Well mama, you’ve done it.

You have somehow successfully kept your rambunctious, teetering more than he’s toddling, monster man alive for another year. These 365 days have been filled with a lot of ups and downs — and boy, do I mean a lot — but somehow you and your sweet bundle of bouncing baby boy have made it through mostly unscathed.

Sure, there were some scrapes and bruises, like the time he mini-minotaured his big boy head into your collarbone so hard it left you black and blue, or the time he stopped, dropped and rolled down your basement stairs, leaving his poor head scraped and both of you shook up. But the important thing is you made it.


You’re not the same mama you were two years, before you had your little boy. That was back when you still worried about how you could possibly love another human being as much as you loved your daughter. Remember those days? You’d stay up late at night, fretting about how you would adjust to being a family of four; how you could open your heart enough to these tiny humans; how you would let this tiny baby boy know how much he meant to you while trying to meet the daily demands of being an already mother, wife and career woman.

Look at you, mama. Two years later and now you can’t fathom what your life would be like if you’d never had your son.
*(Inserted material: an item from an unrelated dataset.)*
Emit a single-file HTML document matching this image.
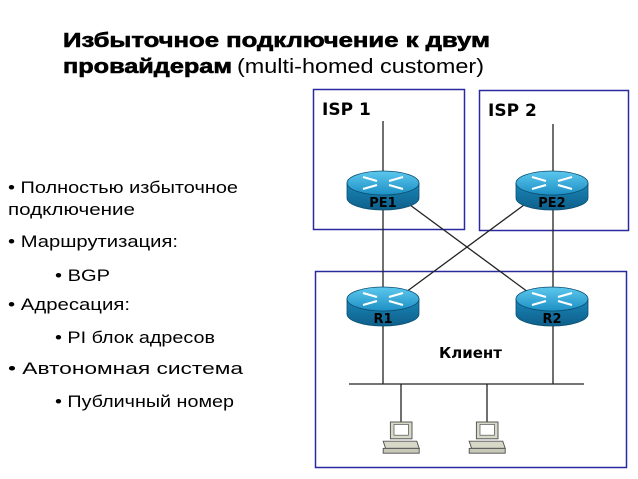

And speaking of that – remember how you hoped beyond all hopes that your “he” would be another “she.” You were so scared of parenting a young son; in fact, you still are a little bit, aren’t you? But the moment they laid your beautiful little boy in your arms, nothing else seemed to matter, did it? It didn’t matter what he was, just that you loved him and he needed you.

Try and remember that, mama. He needs you. Your tumbling-two-year-old toddler needs you now and will the rest of his life. When he’s struggling with a homework assignment, going to his first dance or picking the person he wants to spend the rest of his life with, he’s going to need you. Even though he seems like his own little person already, he will always need you – if only for the fact that you are his mother.

I know he doesn’t seem like your little baby anymore. He doesn’t coo – but “oooohs;” he doesn’t have that lopsided grin – but a bright, beaming smile; he doesn’t giggle – but boisterously laughs. I know that it’s scary because it feels like he might be your last baby – although you “know” he isn’t one anymore, but he is mama. He will always, always be your baby. Even once he’s had babies of his own, he’ll still be your baby boy. No one will ever take that way from you.

Remember mama, even though you find yourself longing for the days of sweet little baby toes, tiny baby clothes and even those marathon-nursing sessions where it seemed like your boobs were never actually in your shirt, there was a time when you were wishing for him to be two, when you were wishing for him to start becoming the tiny human he is. And the tiny human he is – is absolutely amazing.

He doesn’t love you like he did when he was born. What was once a familiar, safe love, is now a choice of love. Remember when he was a tiny baby and he’d grin and flail his arms as you came up to him? You used to melt over that teeny weeny smile. Do you know what’s even better than that, mama? When your son runs into the kitchen yelling “Mama, mama, what you doin?” And after listening to your long-winded reply you ask him “Brae, what are you doing?” And he walks up, wraps his arms around your legs, leans and says “lovin mama.”


Yeah, babies may have that intoxicating scent, but look what you have, mama. You have words. You have actions. You have a little boy who is absolutely head over heels for you. And he always will be.

Just know the road is going to be long ahead, but it’s going to be more than worth it. And regardless what the future holds for your family, revel in the amazing things this little boy has brought to your life, the love he has taught you, shown you, made you feel. Remember he brought you these things not because he is your first son or your last “baby,” but because he is Braeburn Abbot and he is every bit of everything wonderful in this world – in fact, he is your world – whether he’s two months old or two years old.